I say "usually" because we open to whatever we feel compelled to discuss and pray about each week. Sometimes we send out cards to let people know we are praying for them.

Often I'm reminded of the Celtic monks who were devoted to prayer, and to the hermits whose sole purpose was to pray continually in the place of others who were occupied with day to day chores and responsibilities. I think that's an incredible sacrifice for the love of others and of God.

I have also begun to read a book that I long ago put down, Philip Yancey's Prayer, Does it Make Any Difference. Yancey says he is a pilgrim, and he's trying to discover what prayer is all about right along with the rest of us.

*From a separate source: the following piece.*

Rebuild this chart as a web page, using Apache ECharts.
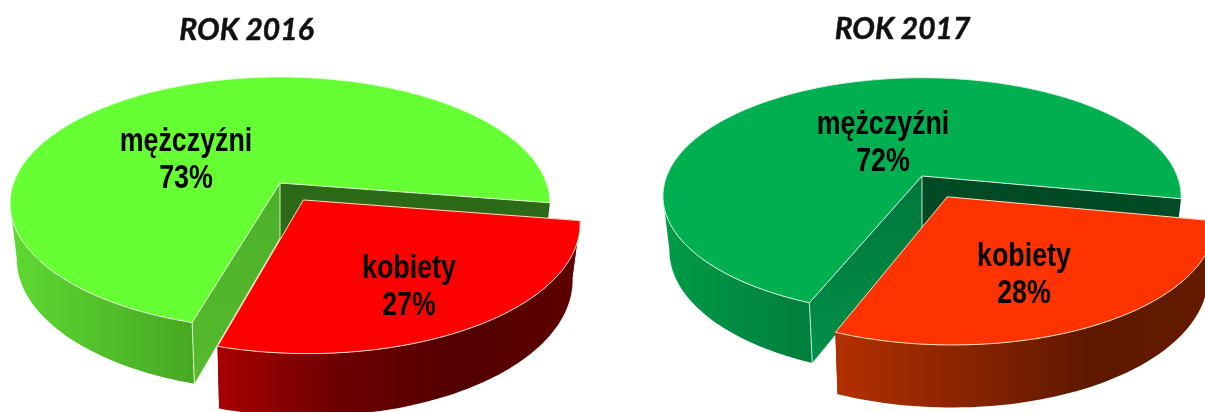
<!DOCTYPE html>
<html>
<head>
<meta charset="utf-8">
<style>html,body{margin:0;padding:0;background:#fff}#c{width:1205px;height:412px}</style>
<script src="https://cdn.jsdelivr.net/npm/echarts@6/dist/echarts.min.js"></script>
</head>
<body>
<div id="c"></div>
<script>
const categories = ['mężczyźni', 'kobiety'];
const years = ['ROK 2016', 'ROK 2017'];
const values2016 = [73, 27];
const values2017 = [72, 28];

const palette2016 = [
  { top: '#66ff33', wall: ['#5ed932', '#52c02a', '#46a822'], front: ['#4cb02a', '#55bb2c'], back: '#2d6a17', edge: '#e4ffd8' },
  { top: '#ff0000', wall: ['#a80000', '#6c0000', '#520000', '#5e0000'], front: ['#800000', '#800000'], back: '#500000', edge: '#ffe0c8' }
];
const palette2017 = [
  { top: '#00b050', wall: ['#009c48', '#008c42', '#007f3c'], front: ['#00773a', '#009048'], back: '#004a26', edge: '#d8f4e4' },
  { top: '#ff3300', wall: ['#b33000', '#8a2400', '#5e1800', '#641a00'], front: ['#802000', '#802000'], back: '#501400', edge: '#ffe0c0' }
];

const layouts = [
  { cx: 280, cy: 183, A: 266.5, B: 123, k: 0.16, m: 0.975, H: 54.7, start: 9, explode: 0.16,
    labels: [[186, 160], [409, 287]], titleX: 246.5, titleY: 15.5 },
  { cx: 922, cy: 176, A: 255.3, B: 115, k: 0.17, m: 0.975, H: 53.4, start: 11, explode: 0.2,
    labels: [[883, 143], [1024, 275]], titleX: 902.5, titleY: 14 }
];

const rad = d => d * Math.PI / 180;

function makeRender(values, palette, L) {
  const total = values.reduce((a, b) => a + b, 0);
  const topPt = (X, Z) => {
    const s = 1 / (1 - L.k * Z);
    return [L.cx + L.A * X * s, L.cy + L.B * Z * s];
  };
  const botPt = (X, Z) => {
    const s = 1 / (1 - L.k * Z);
    return [L.cx + L.A * X * s * L.m, L.cy + L.B * Z * s * L.m + L.H * s];
  };
  const grad = (stops, horizontal) => ({
    type: 'linear', x: 0, y: 0, x2: horizontal ? 1 : 0, y2: horizontal ? 0 : 1,
    colorStops: stops.map((c, i) => ({ offset: stops.length > 1 ? i / (stops.length - 1) : 0, color: c }))
  });
  return function (params) {
    const i = params.dataIndex;
    const pal = palette[i];
    const span = values[1] / total * 360;
    const a0 = i === 1 ? L.start : L.start + span;
    const a1 = i === 1 ? L.start + span : L.start + 360;
    const mid = rad((a0 + a1) / 2);
    const ox = i === 1 ? Math.cos(mid) * L.explode : 0;
    const oz = i === 1 ? Math.sin(mid) * L.explode : 0;
    const P = a => [Math.cos(rad(a)) + ox, Math.sin(rad(a)) + oz];

    const arc = (from, to) => {
      const out = [];
      const n = Math.max(2, Math.ceil((to - from) / 1.5));
      for (let j = 0; j <= n; j++) out.push(P(from + (to - from) * j / n));
      return out;
    };
    const children = [];
    const wallEdge = { stroke: pal.edge, lineWidth: 1, opacity: 0.9 };

    const apexTop = topPt(ox, oz), apexBot = botPt(ox, oz);
    const s0 = P(a0), s1 = P(a1);
    children.push({ type: 'polygon', shape: { points: [apexTop, topPt(s1[0], s1[1]), botPt(s1[0], s1[1]), apexBot] },
      style: { fill: pal.back } });
    children.push({ type: 'polygon', shape: { points: [apexTop, topPt(s0[0], s0[1]), botPt(s0[0], s0[1]), apexBot] },
      style: { fill: grad(pal.front, false) } });
    children.push({ type: 'line', shape: { x1: apexTop[0], y1: apexTop[1], x2: apexBot[0], y2: apexBot[1] },
      style: wallEdge });

    // outer wall ends at the silhouette, where the rim of the disc turns away from the viewer
    const silhouette = 180 - Math.asin(L.k) * 180 / Math.PI;
    const w0 = Math.max(a0, 5), w1 = Math.min(a1, silhouette);
    if (w1 > w0) {
      const ring = arc(w0, w1);
      const pts = ring.map(p => topPt(p[0], p[1])).concat(ring.slice().reverse().map(p => botPt(p[0], p[1])));
      children.push({ type: 'polygon', shape: { points: pts }, style: { fill: grad(pal.wall, true) } });
      if (i === 0) {
        const t = topPt(s0[0], s0[1]), b = botPt(s0[0], s0[1]);
        children.push({ type: 'line', shape: { x1: t[0], y1: t[1], x2: b[0], y2: b[1] }, style: wallEdge });
      }
    }

    const topPts = [apexTop].concat(arc(a0, a1).map(p => topPt(p[0], p[1])));
    children.push({ type: 'polygon', shape: { points: topPts },
      style: { fill: pal.top, stroke: pal.edge, lineWidth: 1 } });

    children.push({ type: 'text', x: L.labels[i][0], y: L.labels[i][1], scaleX: 0.8, scaleY: 1,
      style: {
        text: categories[i] + '\n' + values[i] + '%',
        font: 'bold 33.5px "Liberation Sans", sans-serif',
        lineHeight: 37, fill: '#000', align: 'center', verticalAlign: 'middle'
      } });
    return { type: 'group', children };
  };
}

const chart = echarts.init(document.getElementById('c'), null, { renderer: 'canvas' });
const seriesData = [values2016, values2017];
const palettes = [palette2016, palette2017];
chart.setOption({
  animation: false,
  backgroundColor: '#fff',
  title: years.map((t, i) => ({
    text: t, left: layouts[i].titleX, top: layouts[i].titleY, textAlign: 'center', padding: 0,
    textStyle: { fontFamily: 'Lato, "Open Sans", sans-serif', fontWeight: 'bold', fontStyle: 'italic', fontSize: 30, color: '#111',
      textBorderColor: '#111', textBorderWidth: 0.5 }
  })),
  series: seriesData.map((vals, i) => ({
    type: 'custom',
    coordinateSystem: 'none',
    silent: true,
    clip: false,
    renderItem: makeRender(vals, palettes[i], layouts[i]),
    data: vals.map((v, j) => ({ name: categories[j], value: v }))
  }))
});
</script>
</body>
</html>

I recently became aware of IHOP (not the pancake house, but the International House of Prayer.) Have you heard of it? You might have because it's, like so many other spiritual undertakings, become controversial. I don't know if the leader is a "false prophet" or if the followers are "being brainwashed." I truly don't know enough about that group or that pastor to say. But when I read that this type of continual prayer (the house is open 24/7) is seldom seen in the modern age, I thought that was probably true. I wonder if this could be a modern interpretation of what the Celtic monks did in ancient times.

I'm listening to the podcast right now as I write this. Like the Celts, I don't believe you have to be in a church to pray. I think there are many ways to pray, and I believe God hears our prayers. And that lives are changed because of our prayers. So, I have a hard time condemning the effort of encouraging prayer.